Ryder Cup notes: Teammates letting Tiger down? 0
Tiger Woods is the greatest player of his generation and one of the the best in the history of the game.
In Ryder Cups? Not so much.
Throughout Woods' reign of terror on the PGA Tour and in majors and World Golf Championship events during the late 1990s and early 2000s, he amassed an impressive individual record. But his success hasn't translated to the team sport that is the Ryder Cup, where his career mark is a sub-.500 13-14-2.
It left his contemporaries scratching their heads at Medinah Country Club.
Graeme McDowell tried to explain it in soccer terms.
"I kind of liken it to playing premiership football," he said. "The biggest teams, the Manchester Uniteds, the Liverpools, the Chelseas, the Arsenals. Any lesser team that comes to play these guys, they have a tendency to raise their game because it's a huge game.
"For an underdog to play a Tiger Woods, they get up for it. They are not expected to win ... so (the underdog) lets it all go and he plays out of his skin and gets the upset."
Woods' longtime teammate, Jim Furyk, said Woods isn't wholly to blame.
"I think with as dominant as he was though most of those years, I think anyone would be a little surprised to see a .500 (record)," Furyk said. "But also that has a lot to do with ... no one has an extremely good record on our team.
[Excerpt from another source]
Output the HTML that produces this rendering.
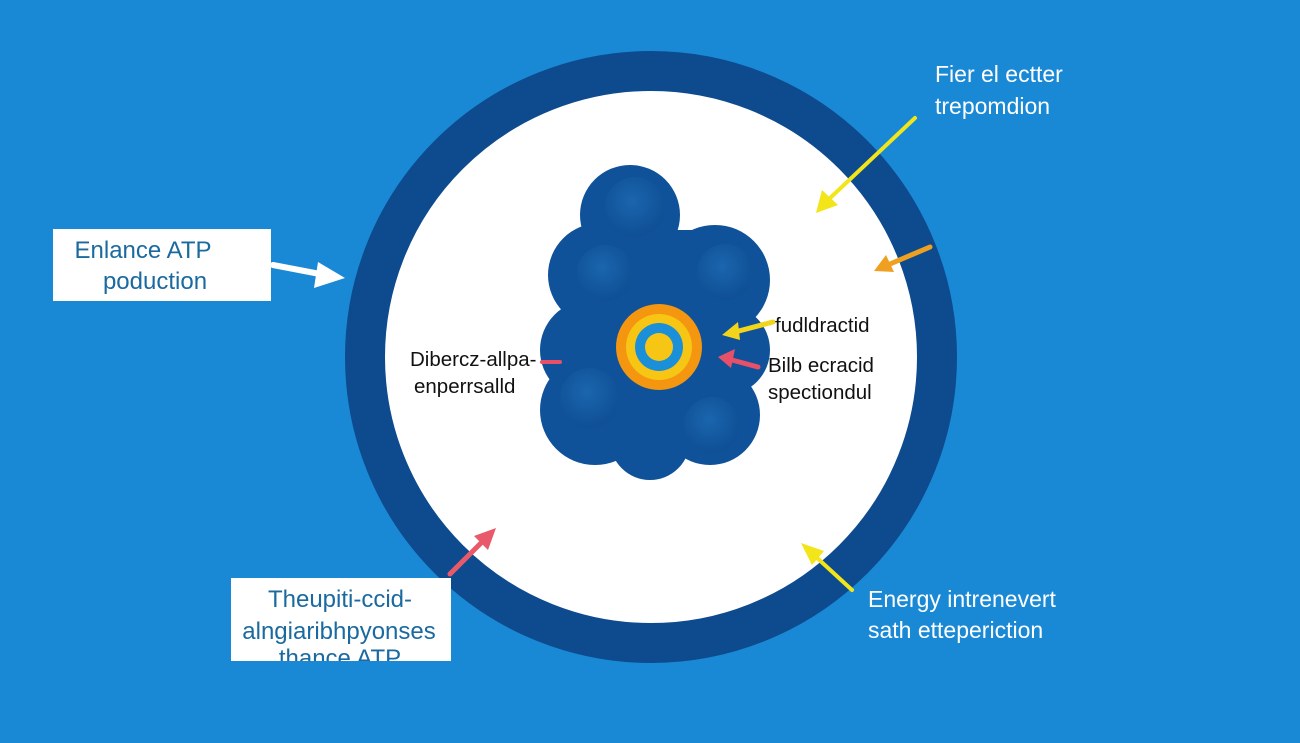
<!DOCTYPE html>
<html><head><meta charset="utf-8"><style>
html,body{margin:0;padding:0;width:1300px;height:743px;overflow:hidden;background:#1b8bd6;}
svg{display:block}
text{font-family:"Liberation Sans",sans-serif;}
</style></head><body>
<svg width="1300" height="743" viewBox="0 0 1300 743">
<defs>
<radialGradient id="sph" cx="45%" cy="40%" r="60%"><stop offset="0" stop-color="#1a66ae"/><stop offset="1" stop-color="#0f4f95"/></radialGradient>
<clipPath id="cb"><rect x="231" y="578" width="220" height="83"/></clipPath>
</defs>
<rect width="1300" height="743" fill="#1a89d5"/>
<circle cx="651" cy="357" r="286" fill="#fff" stroke="#0d4b8e" stroke-width="40"/>
<g fill="#0f5299">
<circle cx="630" cy="215" r="50"/>
<circle cx="600" cy="275" r="52"/>
<circle cx="715" cy="280" r="55"/>
<circle cx="590" cy="350" r="50"/>
<circle cx="725" cy="350" r="45"/>
<circle cx="595" cy="410" r="55"/>
<circle cx="710" cy="415" r="50"/>
<rect x="580" y="230" width="150" height="220" rx="30"/>
<circle cx="650" cy="440" r="40"/>
</g>
<g fill="url(#sph)">
<circle cx="635" cy="207" r="30"/>
<circle cx="605" cy="273" r="28"/>
<circle cx="725" cy="272" r="28"/>
<circle cx="590" cy="398" r="30"/>
<circle cx="712" cy="425" r="28"/>
</g>
<circle cx="659" cy="347" r="43" fill="#f4960f"/>
<circle cx="659" cy="347" r="33" fill="#f7c614"/>
<circle cx="659" cy="347" r="24" fill="#1b8fd8"/>
<circle cx="659" cy="347" r="14" fill="#f7c614"/>
<g stroke-linecap="round">
<line x1="773" y1="322" x2="735" y2="332" stroke="#f2d51a" stroke-width="5"/>
<path d="M722,335 L738,322 L740,340z" fill="#f2d51a"/>
<line x1="758" y1="367" x2="732" y2="360" stroke="#e8506a" stroke-width="5"/>
<path d="M718,357 L735,349 L731,368z" fill="#e8506a"/>
<line x1="542" y1="362" x2="560" y2="362" stroke="#e8506a" stroke-width="4"/>
<line x1="915" y1="118" x2="828" y2="200" stroke="#f2e51a" stroke-width="4"/>
<path d="M816,213 L822,190 L838,205z" fill="#f2e51a"/>
<line x1="930" y1="247" x2="890" y2="264" stroke="#f0a020" stroke-width="5"/>
<path d="M874,271 L886,255 L894,272z" fill="#f0a020"/>
<line x1="273" y1="265" x2="320" y2="274" stroke="#fff" stroke-width="6"/>
<path d="M345,278 L318,262 L314,288z" fill="#fff"/>
<line x1="450" y1="574" x2="482" y2="542" stroke="#e85a6a" stroke-width="5"/>
<path d="M496,528 L474,536 L488,550z" fill="#e85a6a"/>
<line x1="852" y1="590" x2="815" y2="556" stroke="#f2e51a" stroke-width="4"/>
<path d="M801,543 L824,551 L812,565z" fill="#f2e51a"/>
</g>
<rect x="53" y="229" width="218" height="72" fill="#fff"/>
<text x="143" y="258" font-size="24" fill="#1a6aa0" text-anchor="middle">Enlance ATP</text>
<text x="155" y="289" font-size="24" fill="#1a6aa0" text-anchor="middle">poduction</text>
<rect x="231" y="578" width="220" height="83" fill="#fff"/>
<g clip-path="url(#cb)" font-size="24" fill="#1a6aa0" text-anchor="middle">
<text x="340" y="607">Theupiti-ccid-</text>
<text x="339" y="639">alngiaribhpyonses</text>
<text x="340" y="666">thance ATP</text>
</g>
<g font-size="20.5" fill="#111">
<text x="410" y="366">Dibercz-allpa-</text>
<text x="414" y="393">enperrsalld</text>
<text x="775" y="332">fudldractid</text>
<text x="768" y="372">Bilb ecracid</text>
<text x="768" y="399">spectiondul</text>
</g>
<g font-size="23" fill="#fff">
<text x="935" y="82">Fier el ectter</text>
<text x="935" y="114">trepomdion</text>
<text x="868" y="607">Energy intrenevert</text>
<text x="868" y="638">sath ettepericti​on</text>
</g>
</svg>
</body></html>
If we all had a 75% winning percentage, we would be 5-2 rather than 2-5."
Furyk added: "I'd be interested to hear what his individual record was," and, when told it was 4-1, his suspicions were confirmed.
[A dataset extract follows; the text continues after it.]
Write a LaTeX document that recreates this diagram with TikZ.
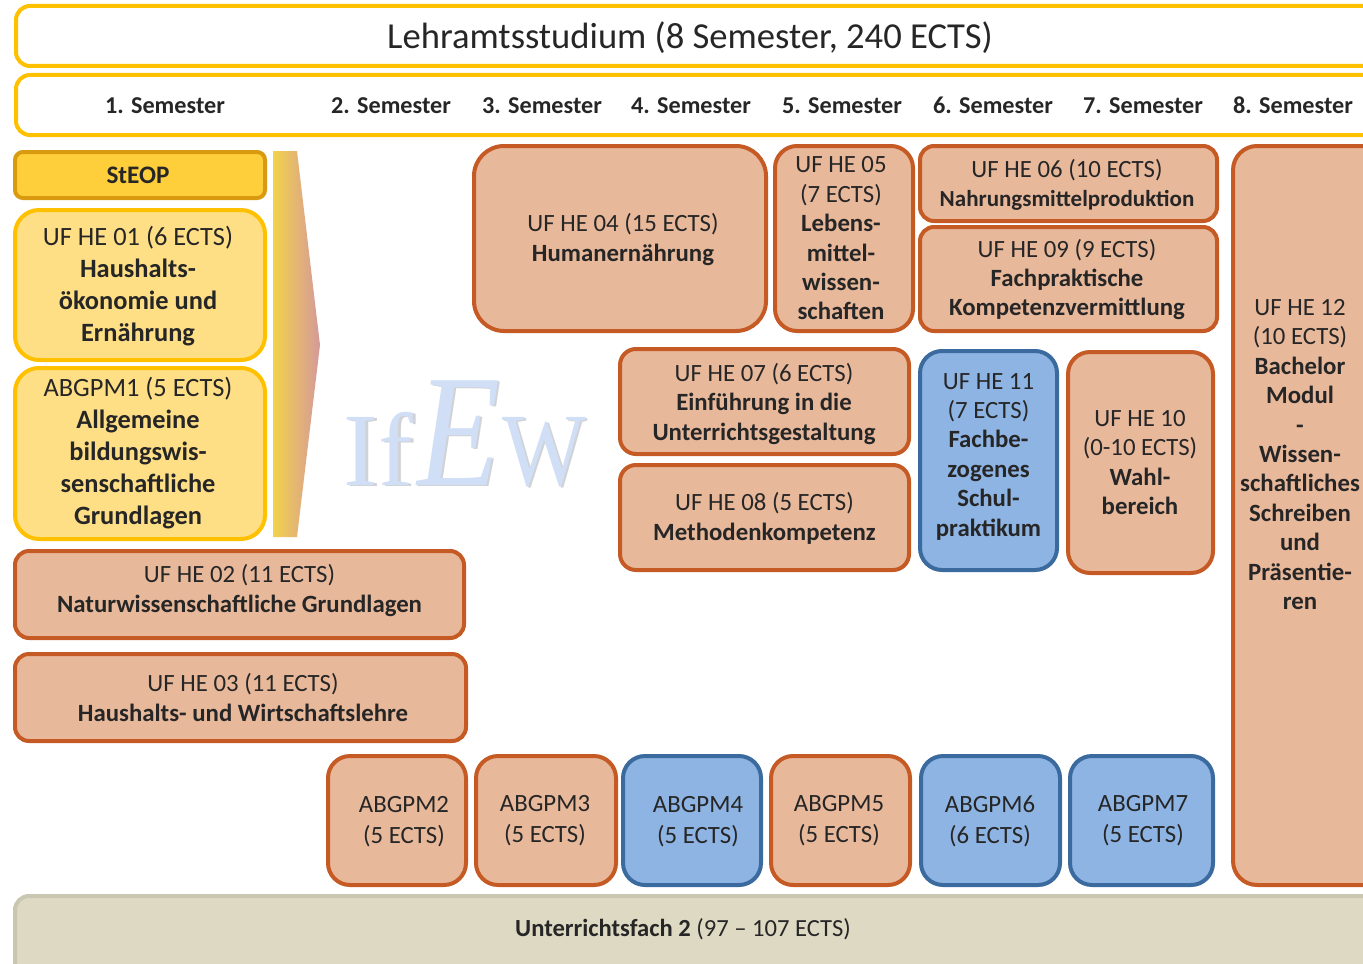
\documentclass[tikz,border=0pt]{standalone}
\usepackage{fontspec}
\setmainfont{Carlito}
\newfontfamily\logofont{Liberation Serif}
\usepackage{xcolor}
\usepackage{tikz}

\definecolor{headgold}{HTML}{FFC000}
\definecolor{steopfill}{HTML}{FFCF3B}
\definecolor{steopline}{HTML}{D99A0F}
\definecolor{paleyellow}{HTML}{FFDF85}
\definecolor{orangefill}{HTML}{E8B89B}
\definecolor{orangeline}{HTML}{C55A24}
\definecolor{bluefill}{HTML}{8EB4E3}
\definecolor{blueline}{HTML}{3B6A9E}
\definecolor{sandfill}{HTML}{DDD9C3}
\definecolor{sandline}{HTML}{C9C6B2}
\definecolor{arrowpink}{HTML}{D4999A}
\definecolor{arrowyellow}{HTML}{F3D24C}
\definecolor{logoblue}{HTML}{D0DFF6}
\definecolor{logogray}{HTML}{D0D2D6}
\definecolor{bodytext}{HTML}{262626}

\tikzset{
  modbox/.style={draw, line width=2pt, inner sep=0pt},
  headbox/.style={modbox, draw=headgold, fill=white, rounded corners=7pt},
  steopbox/.style={modbox, draw=steopline, fill=steopfill, rounded corners=4pt},
  yellowbox/.style={modbox, draw=headgold, fill=paleyellow, rounded corners=12pt},
  orangebox/.style={modbox, draw=orangeline, fill=orangefill},
  bluebox/.style={modbox, draw=blueline, fill=bluefill},
  sandbox/.style={modbox, draw=sandline, fill=sandfill, rounded corners=7pt},
  boxtext/.style={text=bodytext, align=center, inner sep=0pt, font=\fontsize{12.4}{14.7}\selectfont},
  yellowtext/.style={boxtext, font=\fontsize{13.2}{16.1}\selectfont},
  abgtext/.style={boxtext, font=\fontsize{12.4}{15.5}\selectfont},
  titletext/.style={boxtext, font=\fontsize{18.3}{21}\selectfont},
  semlabel/.style={boxtext, text height=8pt, text depth=0pt, font=\fontsize{12.1}{14}\selectfont\bfseries},
  logoletter/.style={inner sep=0pt, anchor=base, font=\logofont\fontsize{52}{52}\selectfont},
  logoitalic/.style={logoletter, font=\logofont\itshape\fontsize{80}{80}\selectfont}
}

\begin{document}
\begin{tikzpicture}[x=0.5pt,y=-0.5pt]

% Fix the page size
\clip (0,0) rectangle (1363,963);

% Draw the two header bars
\node[headbox, minimum width=750pt, minimum height=30pt] (title) at (766,36) {};
\node[titletext] (titlelabel) at (690,37.5) {Lehramtsstudium (8 Semester, 240 ECTS)};
\node[headbox, minimum width=750pt, minimum height=30pt] (semesters) at (766,105) {};

% Add the semester labels
\foreach \nr/\xpos in {1/165,2/391,3/542,4/691,5/842,6/993,7/1143,8/1293}
  \node[semlabel] (sem\nr) at (\xpos,105) {\nr. Semester};

% Draw the logo behind the boxes
\node[logoletter, text=logogray] (logoIfshadow) at (381,486) {If};
\node[logoitalic, text=logogray] (logoEshadow) at (461,486) {\scalebox{0.85}[1]{E}};
\node[logoletter, text=logogray] (logoWshadow) at (546,486) {\scalebox{0.85}[1]{W}};
\node[logoletter, text=logoblue] (logoIf) at (378,485) {If};
\node[logoitalic, text=logoblue] (logoE) at (459,485) {\scalebox{0.85}[1]{E}};
\node[logoletter, text=logoblue] (logoW) at (544,485) {\scalebox{0.85}[1]{W}};

% Draw the big arrow of the first semester
\shade[left color=arrowyellow, right color=arrowpink]
  (273,151) -- (297,151) -- (320,345) -- (297,537) -- (273,537) -- cycle;

% Draw the boxes of the first semester
\node[steopbox, minimum width=125pt, minimum height=23pt] (steop) at (140,175) {};
\node[boxtext, font=\fontsize{12.6}{15}\selectfont] (steoptext) at (138,175) {\textbf{StEOP}};
\node[yellowbox, minimum width=125pt, minimum height=75pt] (he01) at (140,285) {};
\node[yellowtext] (he01text) at (138,286)
  {UF HE 01 (6 ECTS)\\\textbf{Haushalts-}\\\textbf{ökonomie und}\\\textbf{Ernährung}};
\node[yellowbox, minimum width=125pt, minimum height=85.5pt] (abg1) at (140,453.5) {};
\node[yellowtext] (abg1text) at (138,453)
  {ABGPM1 (5 ECTS)\\\textbf{Allgemeine}\\\textbf{bildungswis-}\\\textbf{senschaftliche}\\\textbf{Grundlagen}};
\node[orangebox, rounded corners=7pt, minimum width=224.5pt, minimum height=43.5pt] (he02) at (239.5,594.5) {};
\node[boxtext] (he02text) at (239.5,590.5) {UF HE 02 (11 ECTS)\\\textbf{Naturwissenschaftliche Grundlagen}};
\node[orangebox, rounded corners=7pt, minimum width=225.5pt, minimum height=43.5pt] (he03) at (240.5,697.5) {};
\node[boxtext] (he03text) at (243,697.5) {UF HE 03 (11 ECTS)\\\textbf{Haushalts- und Wirtschaftslehre}};

% Draw the boxes of the upper block
\node[orangebox, rounded corners=15pt, minimum width=146pt, minimum height=92.5pt] (he04) at (620,238.5) {};
\node[boxtext] (he04text) at (623,239.5) {UF HE 04 (15 ECTS)\\\textbf{Humanernährung}};
\node[orangebox, rounded corners=11pt, minimum width=69pt, minimum height=92.5pt] (he05) at (844,238.5) {};
\node[boxtext] (he05text) at (841,238.5)
  {UF HE 05\\(7 ECTS)\\\textbf{Lebens-}\\\textbf{mittel-}\\\textbf{wissen-}\\\textbf{schaften}};
\node[orangebox, rounded corners=7pt, minimum width=148.5pt, minimum height=37.5pt] (he06) at (1068.5,183.5) {};
\node[boxtext] (he06text) at (1067,185)
  {UF HE 06 (10 ECTS)\\{\fontsize{11.5}{14.7}\selectfont\textbf{Nahrungsmittelproduktion}}};
\node[orangebox, rounded corners=7pt, minimum width=148.5pt, minimum height=52pt] (he09) at (1068.5,279) {};
\node[boxtext] (he09text) at (1067,279.5) {UF HE 09 (9 ECTS)\\\textbf{Fachpraktische}\\\textbf{Kompetenzvermittlung}};

% Draw the boxes of the middle block
\node[orangebox, rounded corners=8pt, minimum width=144.5pt, minimum height=52.5pt] (he07) at (764.5,401.5) {};
\node[boxtext] (he07text) at (764,404) {UF HE 07 (6 ECTS)\\\textbf{Einführung in die}\\\textbf{Unterrichtsgestaltung}};
\node[orangebox, rounded corners=8pt, minimum width=144.5pt, minimum height=52.5pt] (he08) at (764.5,517.5) {};
\node[boxtext] (he08text) at (764.5,518.5) {UF HE 08 (5 ECTS)\\\textbf{Methodenkompetenz}};
\node[bluebox, rounded corners=11pt, minimum width=68.5pt, minimum height=109.5pt] (he11) at (988.5,460.5) {};
\node[boxtext] (he11text) at (988.5,456.5)
  {UF HE 11\\(7 ECTS)\\\textbf{Fachbe-}\\\textbf{zogenes}\\\textbf{Schul-}\\\textbf{praktikum}};
\node[orangebox, rounded corners=11pt, minimum width=72.5pt, minimum height=110.5pt] (he10) at (1140.5,462.5) {};
\node[boxtext] (he10text) at (1140,462.5) {UF HE 10\\(0-10 ECTS)\\\textbf{Wahl-}\\\textbf{bereich}};

% Draw the bachelor module at the right edge
\node[orangebox, rounded corners=12pt, minimum width=100pt, minimum height=369.5pt] (he12) at (1333,515.5) {};
\node[boxtext] (he12text) at (1300,454.5) {UF HE 12\\(10 ECTS)\\\textbf{Bachelor}\\\textbf{Modul}\\\textbf{-}\\\textbf{Wissen-}\\\textbf{schaftliches}\\\textbf{Schreiben}\\\textbf{und}\\\textbf{Präsentie-}\\\textbf{ren}};

% Draw the bottom row of modules
\foreach \nr/\xpos/\boxw/\kind/\xtext/\ytext/\ects in {2/397/69/orangebox/404/822/5,3/546/70/orangebox/545/821/5,4/692/69/bluebox/698/822/5,5/840.5/69.5/orangebox/839/821/5,6/990.5/69.5/bluebox/990/821/6,7/1141.5/71.5/bluebox/1143/821/5}{
  \node[\kind, rounded corners=11pt, minimum width=\boxw pt, minimum height=64.5pt] (abg\nr) at (\xpos,820.5) {};
  \node[abgtext] (abg\nr text) at (\xtext,\ytext) {ABGPM\nr\\(\ects{} ECTS)};
}

% Draw the bar of the second subject
\node[sandbox, minimum width=700pt, minimum height=47pt] (fach2) at (715,943) {};
\node[boxtext, font=\fontsize{12.3}{14.7}\selectfont] (fach2text) at (683,929) {\textbf{Unterrichtsfach 2} (97 -- 107 ECTS)};

\end{tikzpicture}
\end{document}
"4-1-1? So yeah, that's probably the rest of our fault then. How's that? That's my theory."
And from the man himself?
"Well, certainly I am responsible for that, because I didn't earn the points that I was put out there for. I didn't go 5-0 on our side (each time) ... I needed to get my points for my team and I didn't do that.
"Hopefully I can do that this week."
WOODS PREPARES A TOAST TO JORDAN
Tiger Woods was asked Tuesday about his memories of the first time he met legendary basketball star Michael Jordan and it's surprising he can recall them.
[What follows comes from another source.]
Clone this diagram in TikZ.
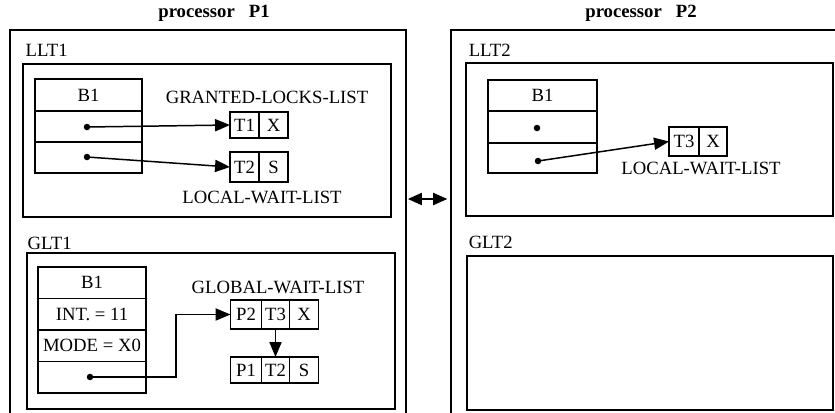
\documentclass[tikz,border=0pt]{standalone}
\usepackage{fontspec}
\setmainfont{Liberation Serif}
\usetikzlibrary{arrows.meta, positioning}
\newcommand{\pxu}{0.535pt}

\begin{document}
\begin{tikzpicture}[x=0.535pt, y=-0.535pt, line width=0.8pt,
    box/.style={draw, inner sep=0pt, outer sep=0pt},
    cell/.style={draw, inner sep=0pt, outer sep=0pt},
    ptr/.style={-{Triangle[length=8pt,width=6.5pt]}},
    dot/.style={circle, fill, inner sep=0pt, minimum size=6.5*\pxu}]
\useasboundingbox (0,0) rectangle (835,412);
\clip (0,0) rectangle (835,412);

% processors
\node[box, line width=0.6pt, minimum width=396*\pxu, minimum height=400*\pxu] at (208,230) (P1) {};
\node[box, line width=0.6pt, minimum width=400*\pxu, minimum height=400*\pxu] at (651,230) (P2) {};
\node[font=\bfseries] at (214,13) (p1lab) {processor\ \ \ P1};
\node[font=\bfseries] at (641,13) (p2lab) {processor\ \ \ P2};
\coordinate (mid) at (428,199);
\draw[{Triangle[length=7.5pt,width=6.5pt]}-{Triangle[length=7.5pt,width=6.5pt]}, shorten <=1pt, shorten >=2pt] (P1.east |- mid) -- (P2.west |- mid);

% LLT1
\node[anchor=west, inner sep=0pt] at (25,50) (llt1) {LLT1};
\node[box, minimum width=368*\pxu, minimum height=153*\pxu] at (207,140.5) (LLT1) {};
\node[cell, minimum width=107*\pxu, minimum height=32*\pxu] at (88.5,95) (a0) {B1};
\node[cell, minimum width=107*\pxu, minimum height=31*\pxu] at (88.5,126.5) (a1) {};
\node[cell, minimum width=107*\pxu, minimum height=31*\pxu] at (88.5,157.5) (a2) {};
\node[dot] at (87,127) (da1) {};
\node[dot] at (87,157) (da2) {};
\node at (267,97) (gll) {GRANTED-LOCKS-LIST};
\node[cell, minimum width=29*\pxu, minimum height=26*\pxu] at (244.5,125) (t1) {T1};
\node[cell, minimum width=29*\pxu, minimum height=26*\pxu, right=0pt of t1] (x1) {X};
\node[cell, minimum width=29*\pxu, minimum height=30*\pxu] at (244.5,167) (t2) {T2};
\node[cell, minimum width=29*\pxu, minimum height=30*\pxu, right=0pt of t2] (s2) {S};
\node at (262,197) (lwl1) {LOCAL-WAIT-LIST};
\draw[ptr] (da1.center) -- (t1.west);
\draw[ptr] (da2.center) -- (t2.west);

% GLT1
\node[anchor=west, inner sep=0pt] at (27,243) (glt1) {GLT1};
\node[box, minimum width=368*\pxu, minimum height=156*\pxu] at (211,331) (GLT1) {};
\node[cell, minimum width=108*\pxu, minimum height=31.5*\pxu] at (92,282.75) (b0) {B1};
\node[cell, minimum width=108*\pxu, minimum height=31.5*\pxu] at (92,314.25) (b1) {INT. = 11};
\node[cell, minimum width=108*\pxu, minimum height=31.5*\pxu] at (92,345.75) (b2) {MODE = X0};
\node[cell, minimum width=108*\pxu, minimum height=31.5*\pxu] at (92,377.25) (b3) {};
\node[dot] at (90,377) (db3) {};
\node at (278,287) (gwl) {GLOBAL-WAIT-LIST};
\node[cell, minimum width=31*\pxu, minimum height=29*\pxu] at (246,314.5) (gp2) {P2};
\node[cell, minimum width=28*\pxu, minimum height=29*\pxu, right=0pt of gp2] (gt3) {T3};
\node[cell, minimum width=29*\pxu, minimum height=29*\pxu, right=0pt of gt3] (gx) {X};
\node[cell, minimum width=31*\pxu, minimum height=26*\pxu] at (246,370) (gp1) {P1};
\node[cell, minimum width=28*\pxu, minimum height=26*\pxu, right=0pt of gp1] (gt2) {T2};
\node[cell, minimum width=29*\pxu, minimum height=26*\pxu, right=0pt of gt2] (gs) {S};
\coordinate (bend) at (176,377);
\draw[ptr] (db3.center) -| (bend |- gp2.west) -- (gp2.west);
\draw[ptr] (gt3.south) -- (gt2.north);

% LLT2
\node[anchor=west, inner sep=0pt] at (468,50) (llt2) {LLT2};
\node[box, minimum width=367*\pxu, minimum height=153*\pxu] at (649.5,139.5) (LLT2) {};
\node[cell, minimum width=109*\pxu, minimum height=31*\pxu] at (542.5,95.5) (c0) {B1};
\node[cell, minimum width=109*\pxu, minimum height=32*\pxu] at (542.5,127) (c1) {};
\node[cell, minimum width=109*\pxu, minimum height=30*\pxu] at (542.5,158) (c2) {};
\node[dot] at (537,128) (dc1) {};
\node[dot] at (538,161) (dc2) {};
\node[cell, minimum width=30*\pxu, minimum height=29*\pxu] at (684,141.5) (t3) {T3};
\node[cell, minimum width=28*\pxu, minimum height=29*\pxu, right=0pt of t3] (x3) {X};
\node at (701,168) (lwl2) {LOCAL-WAIT-LIST};
\draw[ptr] (dc2.center) -- (t3.west);

% GLT2
\node[anchor=west, inner sep=0pt] at (468,242) (glt2) {GLT2};
\node[box, minimum width=366*\pxu, minimum height=154*\pxu] at (650,333) (GLT2) {};
\end{tikzpicture}
\end{document}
"Well, the first time I had ever been around him, he fed me some beverages and the next day was a little bit more difficult than I would have liked it to be," Woods said of the Chicago sports great who is acting as an ambassador for U.S. team.
Woods said it's great to have him as part of the team and that one of his favourite moments from the 1997 Ryder Cup was seeing Jordan riding around in a golf cart.
"I think it's hilarious ... you don't see guys who are 6-foot-6 out here too often."
EUROPEANS INSPIRED BY SEVE
The Europeans won't have to look far for inspiration this week at Medinah.
Their golf bags feature a silhouette of the late Ryder Cup great Seve Ballesteros, who died of cancer in May 2011, in the pose he made after winning the British Open at St. Andrews in 1984.
"It's tough for me, you know, it's going to be the first time that Seve is not going to be with us at the Ryder Cup," said Ballesteros' former playing partner and current Euro captain Jose Maria Olazabal.
"We came up with the idea that it would be nice to have Seve's silhouette, and so every time somebody gets to grab a club from the bag, they can see (it)."
There are rumours the Europeans will wear the all-navy blue outfit with white shirt that Ballesteros wore at that British Open, an image that has endured.
"(Choosing) the silhouette was pretty obvious," Olazabal said. "(Seve) always said that was the sweetest moment in his career ... making that putt to beat Tom Watson."